== Written task ==
Leave out the pictures, and write out exactly the lines from the beginning of the material to the line holding "0, 0, 0, 0, 0];", that line included, and nothing else.

== Given material ==
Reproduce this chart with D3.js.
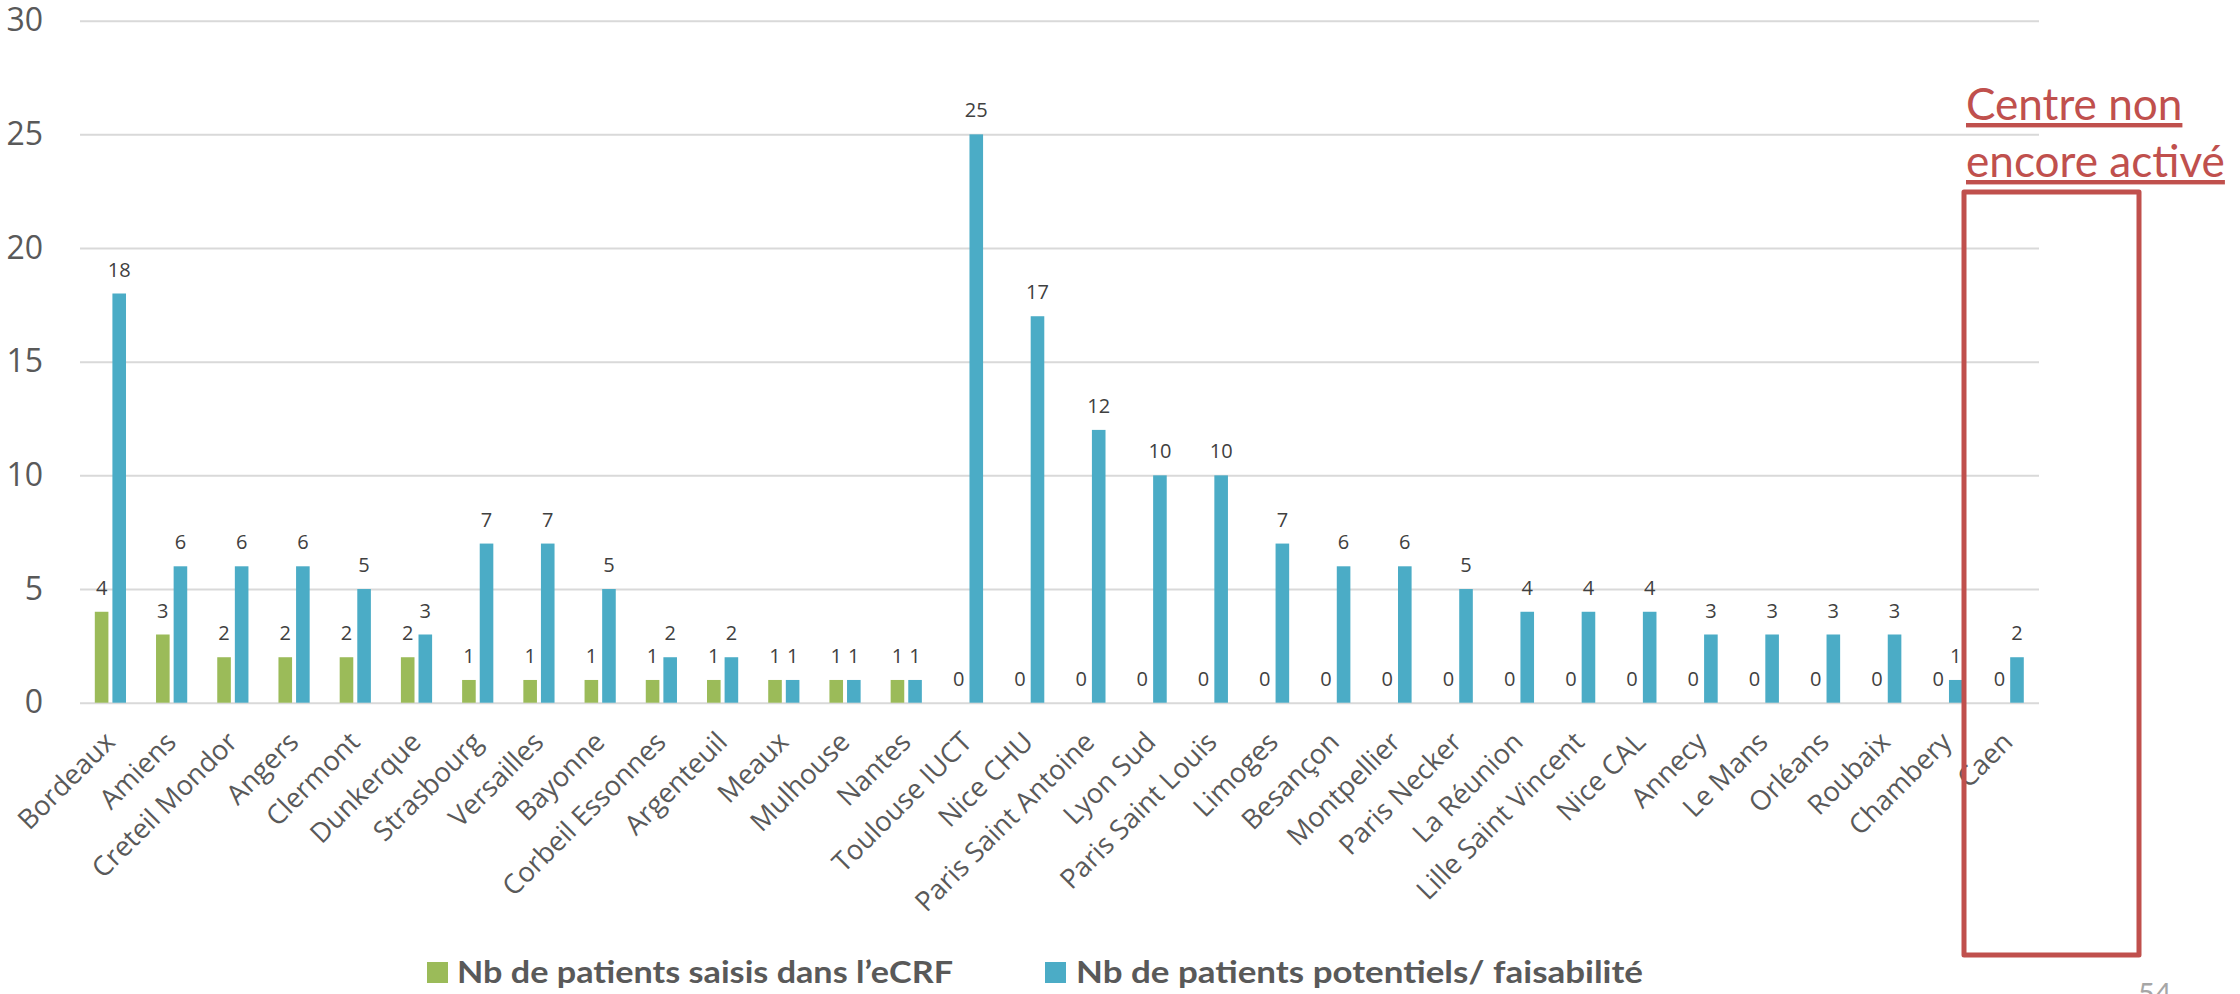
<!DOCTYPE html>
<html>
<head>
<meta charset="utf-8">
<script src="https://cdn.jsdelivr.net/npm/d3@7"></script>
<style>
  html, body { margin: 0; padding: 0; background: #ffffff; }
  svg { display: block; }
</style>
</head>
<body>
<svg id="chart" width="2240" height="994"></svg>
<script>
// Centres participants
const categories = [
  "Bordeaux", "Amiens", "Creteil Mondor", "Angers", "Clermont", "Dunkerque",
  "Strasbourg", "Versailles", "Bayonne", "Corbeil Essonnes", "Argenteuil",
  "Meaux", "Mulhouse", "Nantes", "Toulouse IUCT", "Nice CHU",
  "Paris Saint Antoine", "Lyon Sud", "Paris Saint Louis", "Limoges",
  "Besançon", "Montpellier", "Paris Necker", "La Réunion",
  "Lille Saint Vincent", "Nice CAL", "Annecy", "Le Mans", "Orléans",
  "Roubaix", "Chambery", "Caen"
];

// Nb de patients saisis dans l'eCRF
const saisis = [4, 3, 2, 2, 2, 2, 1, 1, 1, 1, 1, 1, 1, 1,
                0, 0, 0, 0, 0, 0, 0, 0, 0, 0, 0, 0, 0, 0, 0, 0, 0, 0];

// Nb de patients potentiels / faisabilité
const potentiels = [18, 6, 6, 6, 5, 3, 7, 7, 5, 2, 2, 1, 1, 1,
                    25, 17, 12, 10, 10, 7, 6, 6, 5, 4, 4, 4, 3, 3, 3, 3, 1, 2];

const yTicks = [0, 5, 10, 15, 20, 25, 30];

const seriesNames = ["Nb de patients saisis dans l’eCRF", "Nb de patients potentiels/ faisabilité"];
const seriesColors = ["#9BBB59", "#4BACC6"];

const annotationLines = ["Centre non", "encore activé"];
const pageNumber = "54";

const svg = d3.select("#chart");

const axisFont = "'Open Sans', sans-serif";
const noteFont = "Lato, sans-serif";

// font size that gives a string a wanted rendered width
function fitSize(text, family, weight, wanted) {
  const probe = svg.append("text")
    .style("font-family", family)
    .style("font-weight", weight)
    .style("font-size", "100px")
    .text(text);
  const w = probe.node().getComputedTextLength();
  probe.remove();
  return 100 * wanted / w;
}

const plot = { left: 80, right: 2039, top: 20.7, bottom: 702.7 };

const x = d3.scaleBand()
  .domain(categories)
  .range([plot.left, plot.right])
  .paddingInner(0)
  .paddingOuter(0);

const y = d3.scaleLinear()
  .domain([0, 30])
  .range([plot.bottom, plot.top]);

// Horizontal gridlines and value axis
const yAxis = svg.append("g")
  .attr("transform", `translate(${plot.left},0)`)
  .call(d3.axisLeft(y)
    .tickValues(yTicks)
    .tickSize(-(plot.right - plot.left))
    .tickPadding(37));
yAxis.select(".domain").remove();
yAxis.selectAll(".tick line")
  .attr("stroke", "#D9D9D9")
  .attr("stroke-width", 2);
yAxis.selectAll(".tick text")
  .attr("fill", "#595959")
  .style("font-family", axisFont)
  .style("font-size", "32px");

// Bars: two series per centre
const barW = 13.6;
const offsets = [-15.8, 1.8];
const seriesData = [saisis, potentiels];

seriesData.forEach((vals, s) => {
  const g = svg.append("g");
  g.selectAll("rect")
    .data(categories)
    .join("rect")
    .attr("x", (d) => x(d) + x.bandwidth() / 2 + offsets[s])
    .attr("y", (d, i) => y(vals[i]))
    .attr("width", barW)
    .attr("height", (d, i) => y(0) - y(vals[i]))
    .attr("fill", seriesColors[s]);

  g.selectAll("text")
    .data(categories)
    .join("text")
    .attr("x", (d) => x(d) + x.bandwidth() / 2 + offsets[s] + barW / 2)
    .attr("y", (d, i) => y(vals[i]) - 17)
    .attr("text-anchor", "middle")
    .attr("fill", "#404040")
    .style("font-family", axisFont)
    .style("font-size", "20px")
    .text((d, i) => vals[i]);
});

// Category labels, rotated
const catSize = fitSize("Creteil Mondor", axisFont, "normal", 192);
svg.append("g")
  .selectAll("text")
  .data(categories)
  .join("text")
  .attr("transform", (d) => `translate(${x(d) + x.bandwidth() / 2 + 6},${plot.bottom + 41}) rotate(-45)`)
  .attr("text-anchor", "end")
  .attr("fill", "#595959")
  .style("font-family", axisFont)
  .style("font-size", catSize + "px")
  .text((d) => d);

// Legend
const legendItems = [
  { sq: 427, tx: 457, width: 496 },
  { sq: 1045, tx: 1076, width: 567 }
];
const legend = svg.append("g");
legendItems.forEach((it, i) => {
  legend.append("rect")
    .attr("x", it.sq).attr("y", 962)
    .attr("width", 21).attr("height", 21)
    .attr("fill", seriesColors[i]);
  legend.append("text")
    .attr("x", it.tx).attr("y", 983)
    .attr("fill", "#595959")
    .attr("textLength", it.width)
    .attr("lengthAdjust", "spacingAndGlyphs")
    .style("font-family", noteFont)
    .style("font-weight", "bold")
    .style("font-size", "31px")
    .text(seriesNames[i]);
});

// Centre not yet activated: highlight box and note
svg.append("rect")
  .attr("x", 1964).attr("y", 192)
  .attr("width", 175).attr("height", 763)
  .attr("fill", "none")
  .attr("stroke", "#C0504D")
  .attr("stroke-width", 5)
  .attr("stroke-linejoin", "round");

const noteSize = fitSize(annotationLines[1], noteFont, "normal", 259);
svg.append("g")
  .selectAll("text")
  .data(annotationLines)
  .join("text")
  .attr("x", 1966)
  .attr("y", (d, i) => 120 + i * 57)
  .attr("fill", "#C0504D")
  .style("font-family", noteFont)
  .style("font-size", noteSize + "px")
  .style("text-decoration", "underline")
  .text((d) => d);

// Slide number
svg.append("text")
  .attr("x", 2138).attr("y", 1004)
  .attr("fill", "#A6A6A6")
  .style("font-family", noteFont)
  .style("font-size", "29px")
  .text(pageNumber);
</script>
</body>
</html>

== Answer to the problem ==
Reproduce this chart with D3.js.
<!DOCTYPE html>
<html>
<head>
<meta charset="utf-8">
<script src="https://cdn.jsdelivr.net/npm/d3@7"></script>
<style>
  html, body { margin: 0; padding: 0; background: #ffffff; }
  svg { display: block; }
</style>
</head>
<body>
<svg id="chart" width="2240" height="994"></svg>
<script>
// Centres participants
const categories = [
  "Bordeaux", "Amiens", "Creteil Mondor", "Angers", "Clermont", "Dunkerque",
  "Strasbourg", "Versailles", "Bayonne", "Corbeil Essonnes", "Argenteuil",
  "Meaux", "Mulhouse", "Nantes", "Toulouse IUCT", "Nice CHU",
  "Paris Saint Antoine", "Lyon Sud", "Paris Saint Louis", "Limoges",
  "Besançon", "Montpellier", "Paris Necker", "La Réunion",
  "Lille Saint Vincent", "Nice CAL", "Annecy", "Le Mans", "Orléans",
  "Roubaix", "Chambery", "Caen"
];

// Nb de patients saisis dans l'eCRF
const saisis = [4, 3, 2, 2, 2, 2, 1, 1, 1, 1, 1, 1, 1, 1,
                0, 0, 0, 0, 0, 0, 0, 0, 0, 0, 0, 0, 0, 0, 0, 0, 0, 0];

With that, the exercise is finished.